For the lunch break I managed to bike to Fu Zi Miao, the Confucius temple area with lots of shopping. I lunched on various things like takoyaki (Octopus balls), an egg custard, a rice and bean cake, watermelon on a stick and a pork sandwich.
Yes. I made a pig of myself, but I wanted to try a lot of things and they were mostly small. I also managed to haggle for some headphones. I am listening to them right now and it doesn’t sound like I got ripped off, which I was worried about. So that three U.S. dollars was worth it. I also bought a beautiful “Broider” with red leaves and a river boat scene that reminded me of the area.
The nice thing about that area is that there were ten other shops selling the same sort of thing so I had a bargaining tool. Our conversation was all in Chinese, but I was still able to tell her that everyone else had the same thing, so I would only buy it for 50 yuan instead of the 80 she wanted. I probably I could have gotten it for less but at least I got the price I named. In the malls here prices are usually the same as in the U.S., but the shops in the side streets are much cheaper if you are willing to look for them and haggle. I also got some shoes for 35 yuan, after the saleswoman helped me to within an inch of my life. As a foreigner, it is impossible to go into a store without at least one person following you around the entire time you shop. I hate that even in the U.S., but here they seem curious as much as anything.
After shift I still had a ton of phlegm in my lungs, so Grant and I went to get cupping. The people who did it were some of the blind massage therapists. They do good work, but according to Grant my back looked like “a bleeping crime scene” afterwards. It does look very purple in some spots, but since I am sick and have had back pain that makes sense. The idea is that the more stagnation and pain you have, the darker the color that will come up after cupping. A purple/blue color rather than a red color can also indicate that cold and dampness has invaded the body.
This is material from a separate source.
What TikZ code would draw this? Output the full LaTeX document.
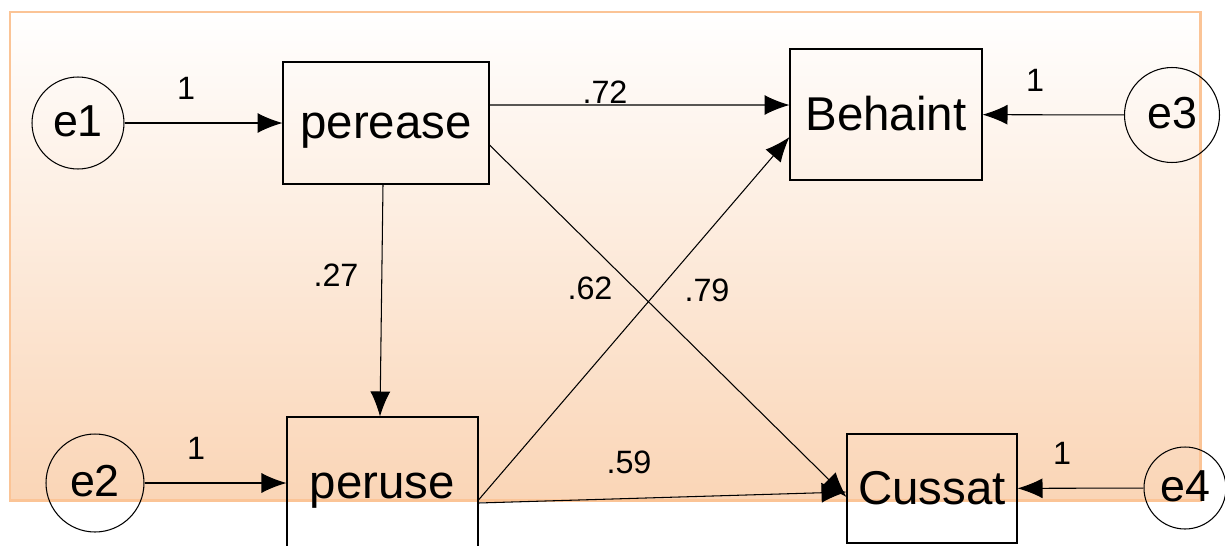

As a Portland Oregon native I defiantly had some of that. The massage place we went to used plastic pump cups instead of the glass ones, which are much less comfortable.
I use glass cups instead for that kind of cupping, but it did seem to work just as well. Dinner was the same grill we went to last night, which was good but they continue to try to kill me by putting hot spice on my food when I ask for no spice. My mouth was numb, actually NUMB for at least half an hour at the end of the meal. I continue to search for shirts with weird English on them, but otherwise that’s it for today. Beth found a shirt with a picture of a salt shaker on it that said “Shake it like a booty”. Ok, so it didn’t say “booty”, but I am trying to keep this blog relatively family friendly. The back said “shake, shake”, so that is what I am trying to top.